In other words, if there comes a time when Wagner needs a rest, Cox at least for now, has a plan to occasionally utilize Saito as his closer.

“I can remember when Takashi was with the Dodgers and he was lights out,” Cox said. “It became an eight-inning game.  He was throwing that good over there when Grady Little was the manager.  I know what Grady thought of him  –  a lot, very highly.  I can’t wait for him to get to Spring Training and get the season going.  I feel extremely good about the tail end of our nine-inning game.” 

Saito, who developed a friendship with Wagner while they spent the final six weeks of this past season together in Boston’s bullpen, said that he had an opportunity to talk to Kenshin Kawakami about the Braves and the city of Atlanta. The two hurlers crossed paths during a television appearance in Japan last week.

Last year, Kawakami became the first Japanese native to play for the Braves at the Major League level.

“I asked (Kawakami) a lot of question and he explained a lot about the Atlanta area and the team and the manager and everything,” Saito said. “Everything seemed so positive.  He was always calling me as well, telling me about the Braves.  All of the information I’ve heard is very positive.”
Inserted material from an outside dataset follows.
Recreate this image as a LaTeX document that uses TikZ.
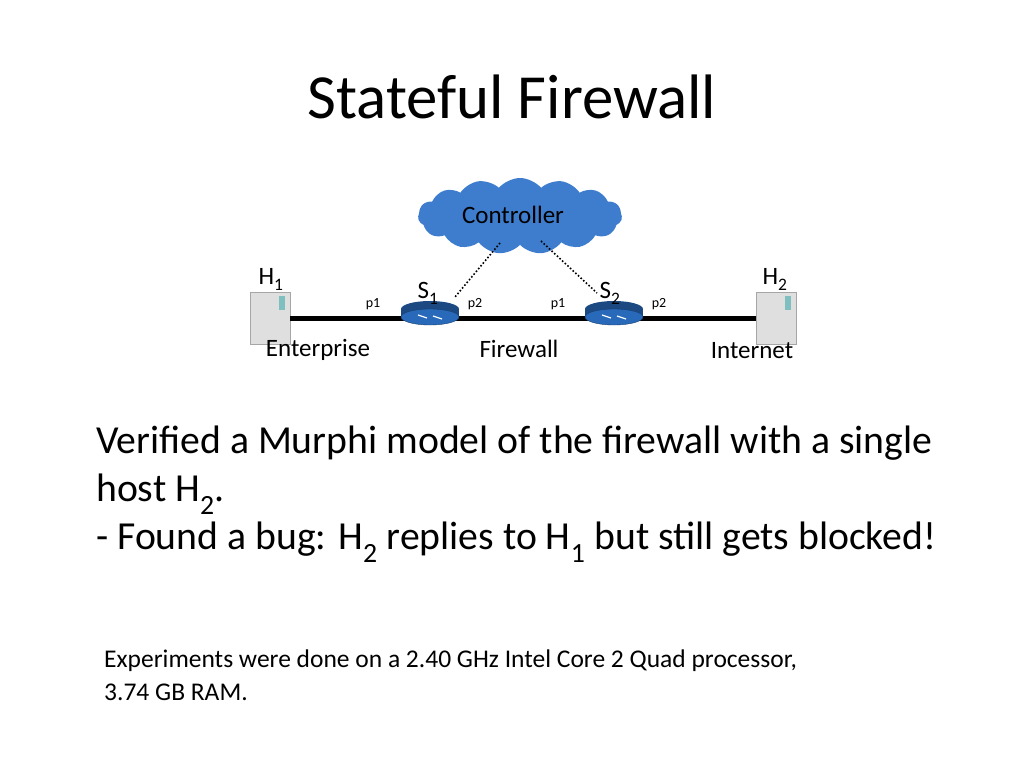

Now that Wren has secured a pair of quality late-inning relievers at a cost that will likely remain below $12 million (depending on Saito’s incentives), he can place his focus on his needs to determine who will play first base and fill his final open outfield spot. 

In the process, he will continue to attempt to find suitors for Derek Lowe or Javier Vazquez. For now, the club still would have a preference to deal Lowe.

I need to write the main story for the site.  Just wanted to throw this up to talk about what Wren has done in the past two days.